Culcreuch Castle is a Scottish castle close to the village of Fintry, near Loch Lomond. It had been the home of the Barons of Culcreuch since 1699. In the 1980s the castle was converted into a hotel, which it was run as until early 2020 when it was closed to the public by the American owners thus ending over 700 years of history. It had been until January 2020 one of the longest continually inhabited Castles in Central Scotland.

==History==
Culcreuch Castle was built in 1296 by Maurice Galbraith. It was the clan seat of Clan Galbraith from 1320 to 1624, when it was sold to a cousin, Alexander Seton of Gargunnock, to settle a financial debt. In 1632, it was purchased by Robert Napier, a younger son of John Napier, the 8th Laird of Merchiston. The Napier family held the estate for five generations. The castle was used to garrison Oliver Cromwell’s troops in 1654. In 1796, the castle was sold to Alexander Spiers of Glasgow, who built a cotton mill and a distillery in Fintry. It was sold in 1890 to J. C. Dunwaters, then again in 1901 to Walter Menzies. It passed into the hands of Hercules Robinson in the 1970s, the last of that line of the Menzies family. It was sold in 1984 to Arthur Haslam, who operated the castle as a hotel. In 2007, ownership was transferred to a holding company in Los Angeles, who took the decision to close the castle and business in 2020 ending over 700 years of continuous habitation.

==Design==
Culcreuch is a rectangular tower house, with three stories and an attic, topped by a parapet and slate roof.
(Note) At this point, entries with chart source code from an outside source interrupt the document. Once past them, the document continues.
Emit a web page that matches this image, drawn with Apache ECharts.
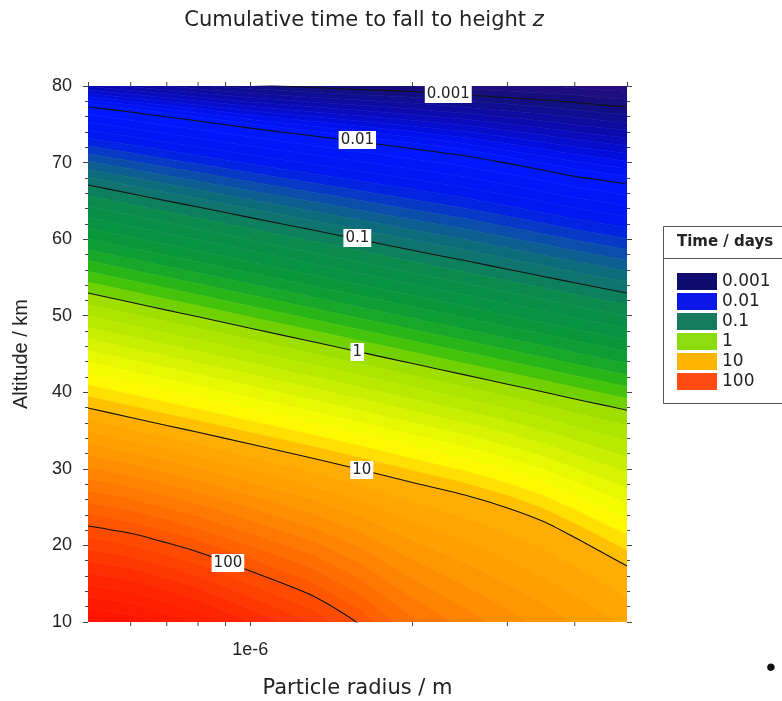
<!DOCTYPE html>
<html><head><meta charset="utf-8">
<script src="https://cdn.jsdelivr.net/npm/echarts@6/dist/echarts.min.js"></script>
<style>html,body{margin:0;padding:0;background:#fff}#c{width:782px;height:701px}</style>
</head><body><div id="c"></div>
<script>
// ---- data ----
const radius = [5e-7, 6e-7, 7e-7, 8e-7, 1e-6, 1.3e-6, 1.6e-6, 2e-6, 2.5e-6, 3e-6, 3.5e-6, 4e-6, 4.5e-6, 5e-6];
const contourLevels = [0.001, 0.01, 0.1, 1, 10, 100];
const levelNames = ['0.001', '0.01', '0.1', '1', '10', '100'];
// altitude (km) of each contour at each radius
const alt_0001 = [81.7, 81.3, 81.0, 80.65, 80.2, 79.8, 79.54, 79.28, 78.82, 78.5, 78.17, 77.85, 77.5, 77.26];
const alt_001  = [77.26, 76.6, 75.95, 75.43, 74.5, 73.5, 72.7, 71.8, 70.9, 69.9, 69.0, 68.2, 67.7, 67.2];
const alt_01   = [67.07, 65.95, 65.0, 64.2, 62.81, 61.22, 59.94, 58.55, 57.2, 56.07, 55.13, 54.3, 53.59, 52.97];
const alt_1    = [52.97, 51.75, 50.73, 49.86, 48.36, 46.63, 45.24, 43.75, 42.27, 41.06, 40.04, 39.12, 38.36, 37.66];
const alt_10   = [37.95, 36.71, 35.66, 34.78, 33.25, 31.42, 29.92, 28.22, 26.58, 24.9, 23.12, 21.03, 19.07, 17.3];
const alt_100  = [22.54, 21.58, 20.34, 19.14, 16.66, 13.49, 9.6, 3.2, -2.8, -8, -12.6, -16.6, -19.9, -23];
const contourAlt = [alt_0001, alt_001, alt_01, alt_1, alt_10, alt_100];
const legendColors = ['#0d0b6e', '#0b17e8', '#167a5c', '#8cdc10', '#ffb400', '#ff4a10'];
const labelRadius = [2.33e-6, 1.58e-6, 1.58e-6, 1.58e-6, 1.61e-6, 9.09e-7];
const labelAlt = [78.96, 72.95, 60.15, 45.26, 29.85, 17.7];
const xTickValues = [1e-6];
const xTickLabels = ['1e-6'];
const xMinorTicks = [6e-7, 7e-7, 8e-7, 9e-7, 2e-6, 3e-6, 4e-6];
// colour map: log10(time) -> colour
const cmapStops = [
  [-3.7, '#4a0a84'], [-3.3, '#2c0c80'], [-3.0, '#12107a'], [-2.6, '#0a0ab4'], [-2.25, '#0010ee'],
  [-2.0, '#0018ff'], [-1.6, '#0018f0'], [-1.4, '#0a44b8'], [-1.2, '#0d6882'], [-1.0, '#0f7868'],
  [-0.9, '#0a8850'], [-0.6, '#089440'], [-0.4, '#10a030'], [-0.2, '#30bc10'], [-0.05, '#70d000'],
  [0.0, '#98dc00'], [0.35, '#c8ee00'], [0.6, '#f0fa00'], [0.72, '#ffff00'], [0.85, '#ffe000'],
  [1.0, '#ffb000'], [1.4, '#ff9400'], [1.7, '#ff7400'], [2.0, '#ff5000'], [2.4, '#ff2800'], [3.0, '#ff0800']
];

function hexToRgb(h){return [parseInt(h.substr(1,2),16),parseInt(h.substr(3,2),16),parseInt(h.substr(5,2),16)];}
function cmap(L){
  if (L <= cmapStops[0][0]) return cmapStops[0][1];
  for (let k = 0; k < cmapStops.length - 1; k++) {
    const a = cmapStops[k], b = cmapStops[k+1];
    if (L <= b[0]) {
      const t = (L - a[0]) / (b[0] - a[0]);
      const ca = hexToRgb(a[1]), cb = hexToRgb(b[1]);
      const c = ca.map((v, j) => Math.round(v + (cb[j] - v) * t));
      return 'rgb(' + c.join(',') + ')';
    }
  }
  return cmapStops[cmapStops.length-1][1];
}

const logLevels = contourLevels.map(v => Math.log10(v));
function altAt(i, L){
  const n = logLevels.length;
  let k;
  if (L <= logLevels[0]) k = 0;
  else if (L >= logLevels[n-1]) k = n - 2;
  else { k = 0; while (L > logLevels[k+1]) k++; }
  const t = (L - logLevels[k]) / (logLevels[k+1] - logLevels[k]);
  const za = contourAlt[k][i], zb = contourAlt[k+1][i];
  return za + (zb - za) * t;
}

function renderFill(params, api){
  const children = [];
  const step = 0.1;
  for (let n = -37; n < 30; n++) {
    const L0 = n * step, L1 = (n + 1) * step;
    const up = radius.map((r, i) => api.coord([r, altAt(i, L0)]));
    const dn = radius.map((r, i) => api.coord([r, altAt(i, L1)])).reverse();
    const col = cmap((L0 + L1) / 2);
    children.push({type: 'polygon', shape: {points: up.concat(dn)}, style: {fill: col, stroke: col, lineWidth: 0.6}});
  }
  return {type: 'group', children};
}

function renderMinorTicks(params, api){
  const v = api.value(0);
  const b = api.coord([v, 10]);
  const t = api.coord([v, 80]);
  return {type: 'group', children: [
    {type: 'line', shape: {x1: b[0], y1: b[1], x2: b[0], y2: b[1] + 4}, style: {stroke: '#444', lineWidth: 1}},
    {type: 'line', shape: {x1: t[0], y1: t[1], x2: t[0], y2: t[1] - 4}, style: {stroke: '#444', lineWidth: 1}}
  ]};
}

const FONT = 'Liberation Sans, Arial, sans-serif';
const WIDE = 'DejaVu Sans, sans-serif';
const series = [];
series.push({type: 'custom', name: 'field', renderItem: renderFill, data: [[radius[0], 10]], encode: {x: 0, y: 1}, clip: true, silent: true, z: 1});
contourAlt.forEach((arr, k) => {
  series.push({type: 'line', name: 'contour ' + levelNames[k], data: radius.map((r, i) => [r, arr[i]]),
    showSymbol: false, smooth: 0.25, clip: true, silent: true, z: 3,
    lineStyle: {color: '#111', width: 1.1}});
});
series.push({type: 'scatter', name: 'labels', symbolSize: 1, silent: true, z: 5,
  itemStyle: {color: 'rgba(0,0,0,0)', opacity: 1},
  data: labelRadius.map((r, i) => [r, labelAlt[i], levelNames[i]]),
  label: {show: true, position: 'inside', formatter: p => p.data[2], backgroundColor: '#ffffff', opacity: 1,
    padding: [2, 2, 1, 2], fontSize: 15, color: '#222', fontFamily: WIDE}});
series.push({type: 'custom', name: 'minor ticks', renderItem: renderMinorTicks, data: xMinorTicks.map(v => [v, 10]),
  encode: {x: 0, y: 1}, clip: false, silent: true, z: 6});
levelNames.forEach((nm, k) => {
  series.push({type: 'scatter', name: nm, data: [], itemStyle: {color: legendColors[k], opacity: 1}});
});

const option = {
  animation: false,
  backgroundColor: '#fff',
  title: {text: 'Cumulative time to fall to height {i|z}', left: 359, top: 5, textAlign: 'center',
    textStyle: {fontSize: 21, fontWeight: 'normal', color: '#222', fontFamily: WIDE,
      rich: {i: {fontStyle: 'italic', fontSize: 21, color: '#222', fontFamily: WIDE}}}},
  grid: {left: 88, top: 86, width: 539, height: 536, containLabel: false, outerBoundsMode: 'none'},
  xAxis: [
    {type: 'log', logBase: 10, min: 5e-7, max: 5e-6, position: 'bottom',
      name: 'Particle radius / m', nameLocation: 'middle', nameGap: 56,
      nameTextStyle: {fontSize: 21, color: '#222', fontFamily: WIDE},
      axisLine: {show: false}, splitLine: {show: false},
      axisTick: {show: true, length: 4, lineStyle: {color: '#444'}},
      axisLabel: {fontSize: 18, color: '#222', fontFamily: FONT, margin: 19, showMinLabel: false, showMaxLabel: false,
        formatter: v => { const k = xTickValues.findIndex(t => Math.abs(t - v) / t < 1e-6); return k >= 0 ? xTickLabels[k] : ''; }}},
    {type: 'log', logBase: 10, min: 5e-7, max: 5e-6, position: 'top',
      axisLine: {show: false}, splitLine: {show: false},
      axisTick: {show: true, length: 4, lineStyle: {color: '#444'}}, axisLabel: {show: false}}
  ],
  yAxis: [
    {type: 'value', min: 10, max: 80, interval: 10, position: 'left',
      name: 'Altitude / km', nameLocation: 'middle', nameGap: 57, nameRotate: 90,
      nameTextStyle: {fontSize: 20, color: '#222', fontFamily: FONT},
      axisLine: {show: false}, splitLine: {show: false},
      axisTick: {show: true, length: 5, lineStyle: {color: '#444'}},
      minorTick: {show: true, splitNumber: 5, length: 3, lineStyle: {color: '#444'}},
      axisLabel: {fontSize: 18, color: '#222', fontFamily: FONT, margin: 16}},
    {type: 'value', min: 10, max: 80, interval: 10, position: 'right',
      axisLine: {show: false}, splitLine: {show: false},
      axisTick: {show: true, length: 5, lineStyle: {color: '#444'}},
      minorTick: {show: true, splitNumber: 5, length: 3, lineStyle: {color: '#444'}},
      axisLabel: {show: false}}
  ],
  legend: {data: levelNames, orient: 'vertical', left: 672, top: 268, icon: 'rect',
    itemWidth: 40, itemHeight: 17, itemGap: 3, selectedMode: false,
    textStyle: {fontSize: 17, color: '#222', fontFamily: WIDE}},
  graphic: [
    {type: 'rect', shape: {x: 663.5, y: 226.5, width: 130, height: 177}, style: {fill: 'none', stroke: '#555', lineWidth: 1}, z: 0},
    {type: 'line', shape: {x1: 663.5, y1: 258.5, x2: 782, y2: 258.5}, style: {stroke: '#555', lineWidth: 1}},
    {type: 'text', x: 725, y: 242, style: {text: 'Time / days', font: 'bold 15px ' + WIDE, fill: '#222', textAlign: 'center', textVerticalAlign: 'middle'}},
    {type: 'text', x: 771, y: 668, style: {text: '\u2022', font: '28px ' + FONT, fill: '#111', textAlign: 'center', textVerticalAlign: 'middle'}}
  ],
  series: series
};
const chart = echarts.init(document.getElementById('c'), null, {renderer: 'canvas'});
chart.setOption(option);
</script></body></html>
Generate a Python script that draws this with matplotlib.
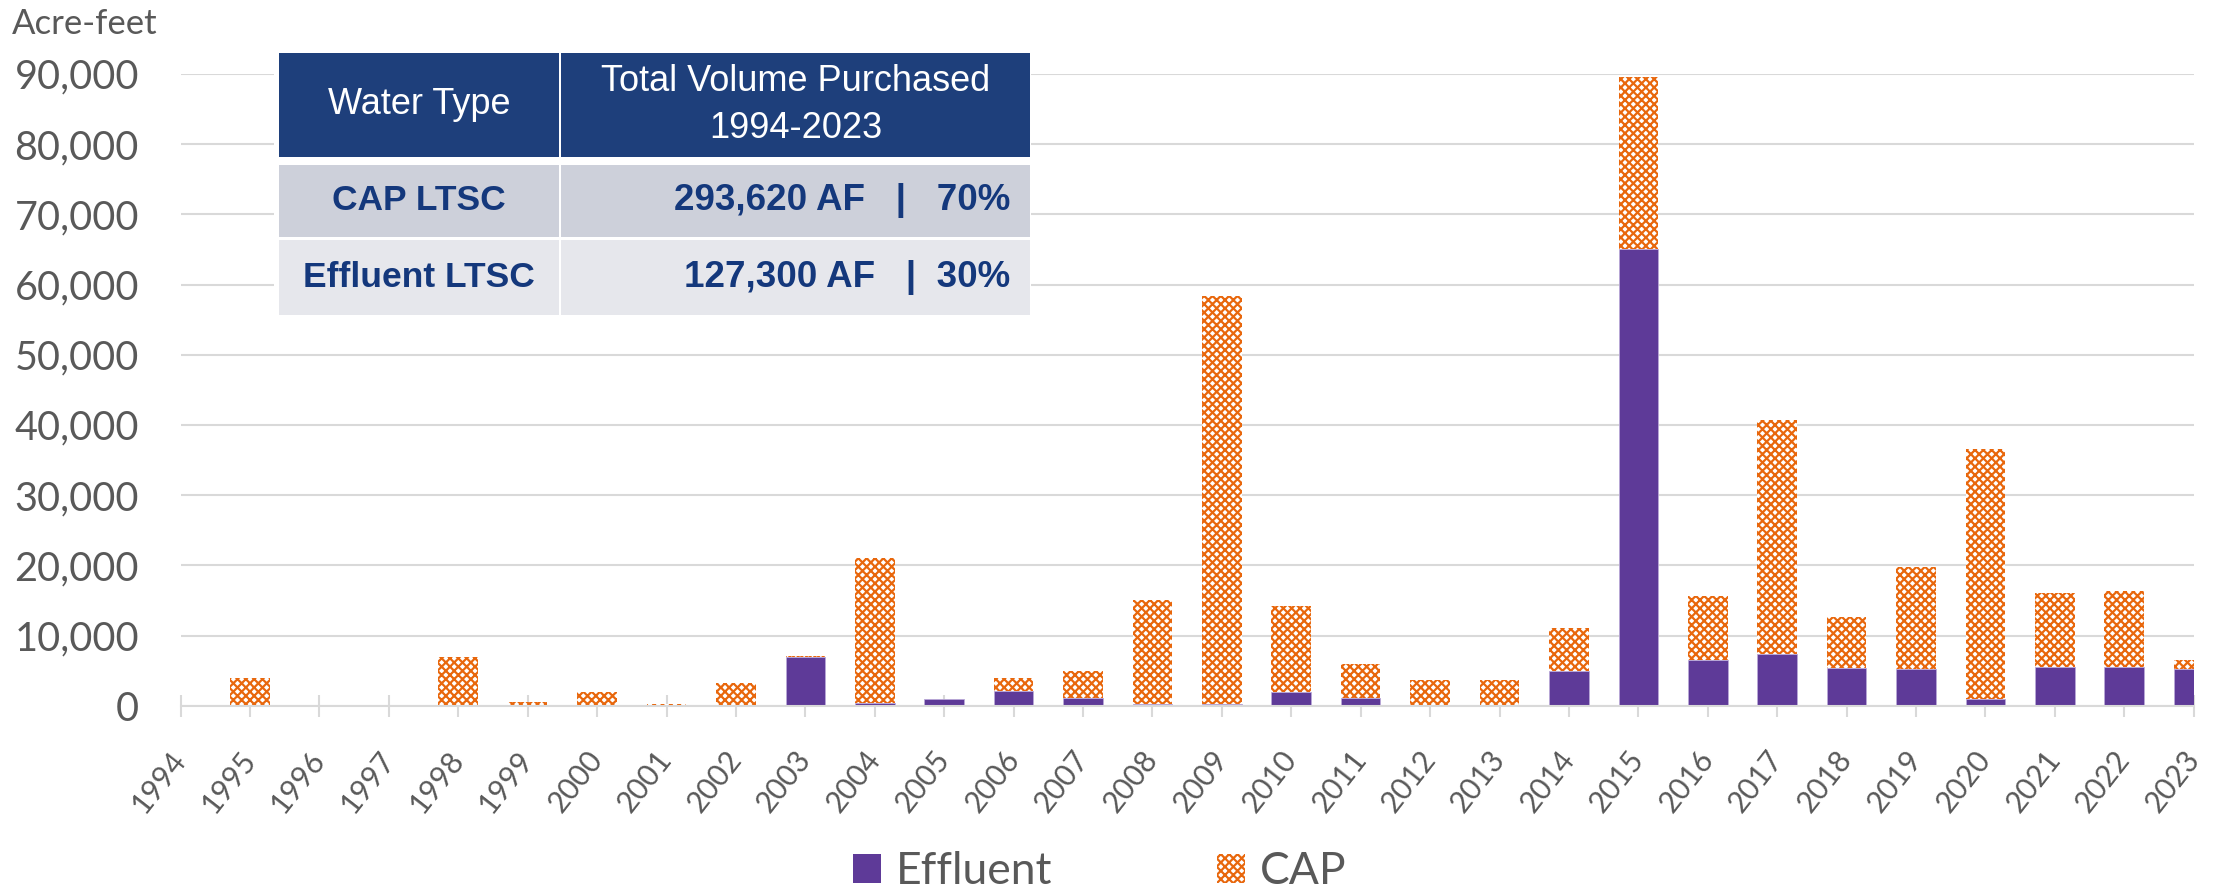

The north and east extensions to the original tower were built after 1721 by the Napiers, and match the original tower.

=== Chinese Bird Room===
Located within the 14th-century Culcreuch Castle in Fintry, Scotland, the Chinese Bird Room is a premier example of 18th-century Chinoiserie interior design. The room is famed for its hand-painted wallpaper, installed circa 1723, which depicts a vibrant, panoramic landscape of exotic birds, butterflies, and floral motifs. Representing the height of the Scottish Enlightenment's fascination with East Asian aesthetics, the chamber provides a delicate, artistic contrast to the castle’s rugged baronial architecture. It remains one of the oldest and best-preserved instances of imported Chinese paper in situ within the United Kingdom.